_Task directions_
Only the lines from the start of the data below through the line that contains "80, 90, 100]" are to be copied, exactly and without pictures.
-- Start --
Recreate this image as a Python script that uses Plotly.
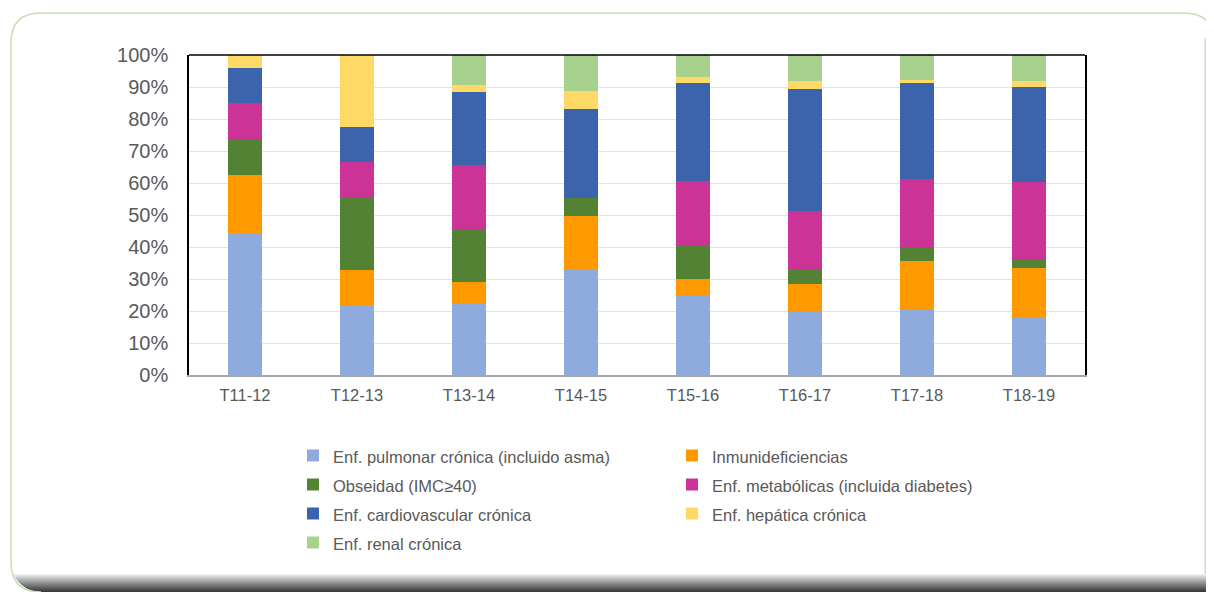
import plotly.graph_objects as go

categories = ["T11-12", "T12-13", "T13-14", "T14-15", "T15-16", "T16-17", "T17-18", "T18-19"]

series_names = [
    "Enf. pulmonar crónica (incluido asma)",
    "Inmunideficiencias",
    "Obseidad (IMC≥40)",
    "Enf. metabólicas (incluida diabetes)",
    "Enf. cardiovascular crónica",
    "Enf. hepática crónica",
    "Enf. renal crónica",
]

pulmonar = [44.3, 21.8, 22.4, 33.0, 25.1, 19.7, 20.4, 18.2]
inmuno = [18.2, 11.1, 6.7, 16.7, 4.9, 8.6, 15.3, 15.3]
obesidad = [11.25, 22.4, 16.2, 5.6, 10.4, 4.8, 4.2, 2.3]
metabolicas = [11.25, 11.2, 20.4, 0.0, 20.3, 18.2, 21.5, 24.4]
cardio = [11.0, 11.0, 22.7, 27.8, 30.5, 38.1, 29.7, 29.9]
hepatica = [4.0, 22.5, 2.3, 5.6, 1.8, 2.4, 1.0, 1.7]
renal = [0.0, 0.0, 9.3, 11.25, 7.0, 8.1, 7.9, 8.2]

y_ticks = [0, 10, 20, 30, 40, 50, 60, 70, 80, 90, 100]

colors = ["#8FAADC", "#FF9900", "#548235", "#CB3396", "#3C64AD", "#FFD966", "#A9D18E"]
values = [pulmonar, inmuno, obesidad, metabolicas, cardio, hepatica, renal]

PW, PH = 1214, 592      # page size
OFF = 8                 # default body margin of the html page
W, H = PW - OFF, PH - OFF
L, R, T, B = 189, 1085, 55, 375  # plot area in page pixels


def px(x):
    return (x - L) / (R - L)


def py(y):
    return (B - y) / (B - T)


fig = go.Figure()
for i, (name, vals, col) in enumerate(zip(series_names, values, colors)):
    fig.add_trace(go.Bar(
        x=categories, y=vals,
        name=f'<span style="font-size:16.5px">{name}</span>',
        marker=dict(color=col, line=dict(width=0)),
    ))

shapes = []
# bottom inner shading of the frame
n = 18
for i in range(n):
    y0 = 574 + i
    y1 = y0 + 1.05
    t = (i + 1) / n
    g = int(255 - (255 - 58) * t ** 0.9)
    yc = y0 + 0.5
    r = 30
    cy = 592 - r
    if yc > cy:
        xl = 41 - (r ** 2 - (yc - cy) ** 2) ** 0.5
    else:
        xl = 11
    shapes.append(dict(type="rect", xref="paper", yref="paper",
                       x0=px(xl), x1=px(PW), y0=py(y1), y1=py(y0),
                       fillcolor=f"rgb({g},{g},{g})", line=dict(width=0), layer="below"))
# right shading
m = 10
for i in range(m):
    x0 = 1204 + i
    t = (i + 1) / m
    g = int(255 - (255 - 95) * t ** 0.9)
    shapes.append(dict(type="rect", xref="paper", yref="paper",
                       x0=px(x0), x1=px(x0 + 1.05), y0=py(574), y1=py(38 + i * 0.5),
                       fillcolor=f"rgb({g},{g},{g})", line=dict(width=0), layer="below"))

# frame border (green)
pts = [("M", (41, 592)), ("Q", (11, 592), (11, 562)), ("L", (11, 43)),
       ("Q", (11, 13), (41, 13)), ("L", (1184, 13)), ("Q", (1214, 13), (1214, 43))]
path = ""
for item in pts:
    cmd = item[0]
    coords = " ".join(f"{px(a):.5f},{py(b):.5f}" for a, b in item[1:])
    path += f"{cmd} {coords} "
shapes.append(dict(type="path", xref="paper", yref="paper", path=path,
                   line=dict(color="#C5DEB3", width=1.5), layer="below"))

# top border line of the plot area
shapes.append(dict(type="line", xref="paper", yref="paper", x0=0, x1=1, y0=1, y1=1,
                   line=dict(color="#000000", width=1.5), layer="above"))

fig.update_layout(
    width=W, height=H,
    margin=dict(l=L - OFF, r=PW - R, t=T - OFF, b=PH - B, pad=0),
    paper_bgcolor="white",
    plot_bgcolor="rgba(0,0,0,0)",
    barmode="stack",
    barnorm="percent",
    bargap=0.69,
    font=dict(family="Liberation Sans, Arial, sans-serif", color="#595959"),
    showlegend=True,
    legend=dict(
        orientation="h",
        x=px(293), xanchor="left",
        y=py(436), yanchor="top",
        font=dict(size=20, color="#595959"),
        entrywidth=334, entrywidthmode="pixels",
        traceorder="normal",
        bgcolor="rgba(0,0,0,0)",
        itemclick=False,
    ),
    shapes=shapes,
    xaxis=dict(
        showgrid=False,
        showline=True, linecolor="#A6A6A6", linewidth=1.5,
        ticks="", tickfont=dict(size=16.5, color="#595959"),
        ticklabelstandoff=4,
    ),
    yaxis=dict(
        range=[0, 100],
        tickvals=y_ticks,
        ticktext=[f"{v}%" for v in y_ticks],
        showgrid=True, gridcolor="#E3E3E3", gridwidth=1,
        showline=True, linecolor="#000000", linewidth=1.5, mirror=True,
        ticks="", tickfont=dict(size=20, color="#595959"),
        ticklabelstandoff=15,
        zeroline=False,
    ),
)

fig.write_html("out.html")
-- End --
_Exercise result_
Recreate this image as a Python script that uses Plotly.
import plotly.graph_objects as go

categories = ["T11-12", "T12-13", "T13-14", "T14-15", "T15-16", "T16-17", "T17-18", "T18-19"]

series_names = [
    "Enf. pulmonar crónica (incluido asma)",
    "Inmunideficiencias",
    "Obseidad (IMC≥40)",
    "Enf. metabólicas (incluida diabetes)",
    "Enf. cardiovascular crónica",
    "Enf. hepática crónica",
    "Enf. renal crónica",
]

pulmonar = [44.3, 21.8, 22.4, 33.0, 25.1, 19.7, 20.4, 18.2]
inmuno = [18.2, 11.1, 6.7, 16.7, 4.9, 8.6, 15.3, 15.3]
obesidad = [11.25, 22.4, 16.2, 5.6, 10.4, 4.8, 4.2, 2.3]
metabolicas = [11.25, 11.2, 20.4, 0.0, 20.3, 18.2, 21.5, 24.4]
cardio = [11.0, 11.0, 22.7, 27.8, 30.5, 38.1, 29.7, 29.9]
hepatica = [4.0, 22.5, 2.3, 5.6, 1.8, 2.4, 1.0, 1.7]
renal = [0.0, 0.0, 9.3, 11.25, 7.0, 8.1, 7.9, 8.2]

y_ticks = [0, 10, 20, 30, 40, 50, 60, 70, 80, 90, 100]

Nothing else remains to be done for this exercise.